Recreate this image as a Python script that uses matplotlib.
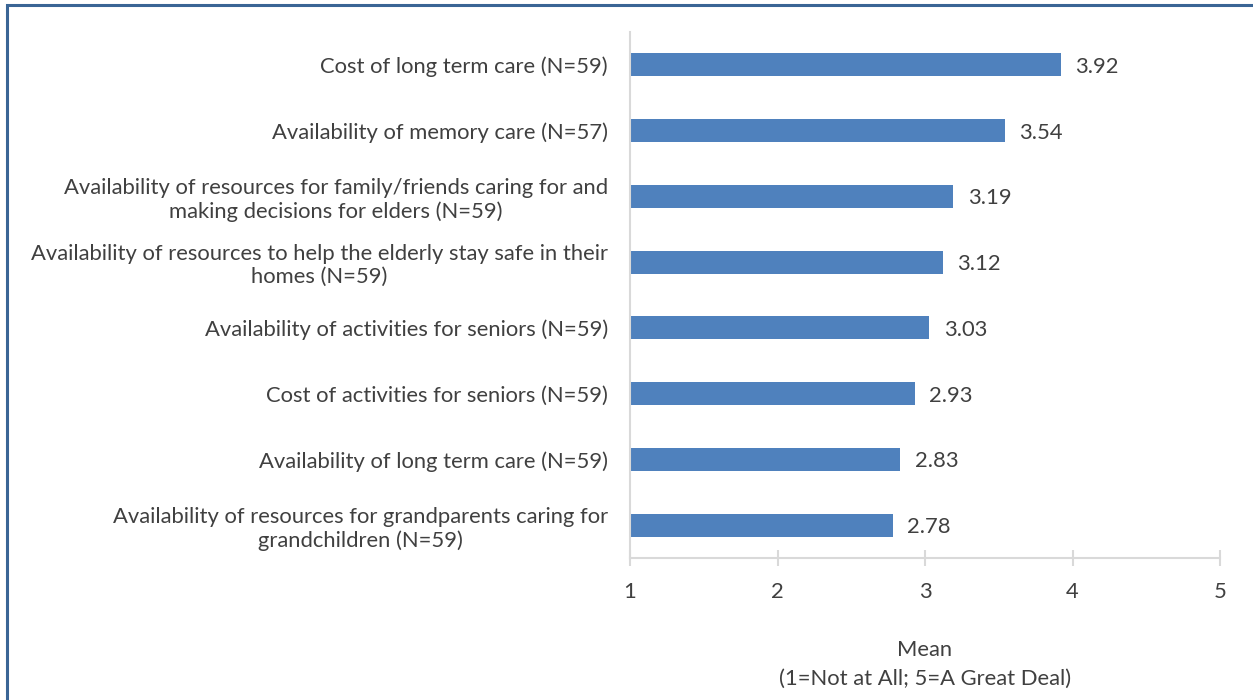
import matplotlib
matplotlib.use('Agg')
import matplotlib.pyplot as plt
from matplotlib.patches import Rectangle

plt.rcParams['font.family'] = ['Lato', 'DejaVu Sans']

### Data, listed top to bottom as in the chart
categories = [
    "Cost of long term care (N=59)",
    "Availability of memory care (N=57)",
    "Availability of resources for family/friends caring for and\nmaking decisions for elders (N=59)",
    "Availability of resources to help the elderly stay safe in their\nhomes (N=59)",
    "Availability of activities for seniors (N=59)",
    "Cost of activities for seniors (N=59)",
    "Availability of long term care (N=59)",
    "Availability of resources for grandparents caring for\ngrandchildren (N=59)",
]
means = [3.92, 3.54, 3.19, 3.12, 3.03, 2.93, 2.83, 2.78]
xTicks = [1, 2, 3, 4, 5]
xLabel = "Mean\n(1=Not at All; 5=A Great Deal)"

textColor = '#404040'
barColor = '#4F81BD'
axisColor = '#D9D9D9'
fontSize = 15.8

fig = plt.figure(figsize=(12.53, 7.0), dpi=100)
ax = fig.add_axes([630/1253, 1 - 558/700, 590/1253, 526/700])

yPos = list(range(len(categories) - 1, -1, -1))
ax.barh(yPos, [m - 1 for m in means], left=1, height=0.35, color=barColor)
for y, m in zip(yPos, means):
    ax.text(m + 0.1, y - 0.03, "%.2f" % m, va='center', ha='left', fontsize=fontSize, color=textColor)

ax.set_xlim(1, 5)
ax.set_ylim(-0.5, len(categories) - 0.5)
ax.set_xticks(xTicks)
ax.set_xticklabels([str(t) for t in xTicks], fontsize=fontSize, color=textColor)
ax.set_yticks(yPos)
ax.set_yticklabels(categories, fontsize=fontSize, color=textColor, multialignment='center', linespacing=1.2)
ax.tick_params(axis='y', length=0, pad=16)
ax.tick_params(axis='x', direction='inout', length=12, width=1.5, color=axisColor, pad=11)

for side in ['top', 'right']:
    ax.spines[side].set_visible(False)
ax.spines['left'].set_color(axisColor)
ax.spines['left'].set_linewidth(1.5)
ax.spines['bottom'].set_color(axisColor)
ax.spines['bottom'].set_linewidth(1.5)

ax.set_xlabel(xLabel, fontsize=fontSize, color=textColor, labelpad=28, linespacing=1.5)

### Dark blue frame around the chart area (left and top edges visible)
fig.patches.append(Rectangle((6.5/1253, -0.1), 1.2, 1.1 - 4.5/700, transform=fig.transFigure,
                             fill=False, edgecolor='#3A6595', linewidth=2.2))

plt.savefig('out.png', dpi=100)
plt.close()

* **Problem to solve**:
Pictures are excluded; output everything else in the data verbatim.

* **Written response**:
Recreate this image as a Python script that uses matplotlib.
import matplotlib
matplotlib.use('Agg')
import matplotlib.pyplot as plt
from matplotlib.patches import Rectangle

plt.rcParams['font.family'] = ['Lato', 'DejaVu Sans']

### Data, listed top to bottom as in the chart
categories = [
    "Cost of long term care (N=59)",
    "Availability of memory care (N=57)",
    "Availability of resources for family/friends caring for and\nmaking decisions for elders (N=59)",
    "Availability of resources to help the elderly stay safe in their\nhomes (N=59)",
    "Availability of activities for seniors (N=59)",
    "Cost of activities for seniors (N=59)",
    "Availability of long term care (N=59)",
    "Availability of resources for grandparents caring for\ngrandchildren (N=59)",
]
means = [3.92, 3.54, 3.19, 3.12, 3.03, 2.93, 2.83, 2.78]
xTicks = [1, 2, 3, 4, 5]
xLabel = "Mean\n(1=Not at All; 5=A Great Deal)"

textColor = '#404040'
barColor = '#4F81BD'
axisColor = '#D9D9D9'
fontSize = 15.8

fig = plt.figure(figsize=(12.53, 7.0), dpi=100)
ax = fig.add_axes([630/1253, 1 - 558/700, 590/1253, 526/700])

yPos = list(range(len(categories) - 1, -1, -1))
ax.barh(yPos, [m - 1 for m in means], left=1, height=0.35, color=barColor)
for y, m in zip(yPos, means):
    ax.text(m + 0.1, y - 0.03, "%.2f" % m, va='center', ha='left', fontsize=fontSize, color=textColor)

ax.set_xlim(1, 5)
ax.set_ylim(-0.5, len(categories) - 0.5)
ax.set_xticks(xTicks)
ax.set_xticklabels([str(t) for t in xTicks], fontsize=fontSize, color=textColor)
ax.set_yticks(yPos)
ax.set_yticklabels(categories, fontsize=fontSize, color=textColor, multialignment='center', linespacing=1.2)
ax.tick_params(axis='y', length=0, pad=16)
ax.tick_params(axis='x', direction='inout', length=12, width=1.5, color=axisColor, pad=11)

for side in ['top', 'right']:
    ax.spines[side].set_visible(False)
ax.spines['left'].set_color(axisColor)
ax.spines['left'].set_linewidth(1.5)
ax.spines['bottom'].set_color(axisColor)
ax.spines['bottom'].set_linewidth(1.5)

ax.set_xlabel(xLabel, fontsize=fontSize, color=textColor, labelpad=28, linespacing=1.5)

### Dark blue frame around the chart area (left and top edges visible)
fig.patches.append(Rectangle((6.5/1253, -0.1), 1.2, 1.1 - 4.5/700, transform=fig.transFigure,
                             fill=False, edgecolor='#3A6595', linewidth=2.2))

plt.savefig('out.png', dpi=100)
plt.close()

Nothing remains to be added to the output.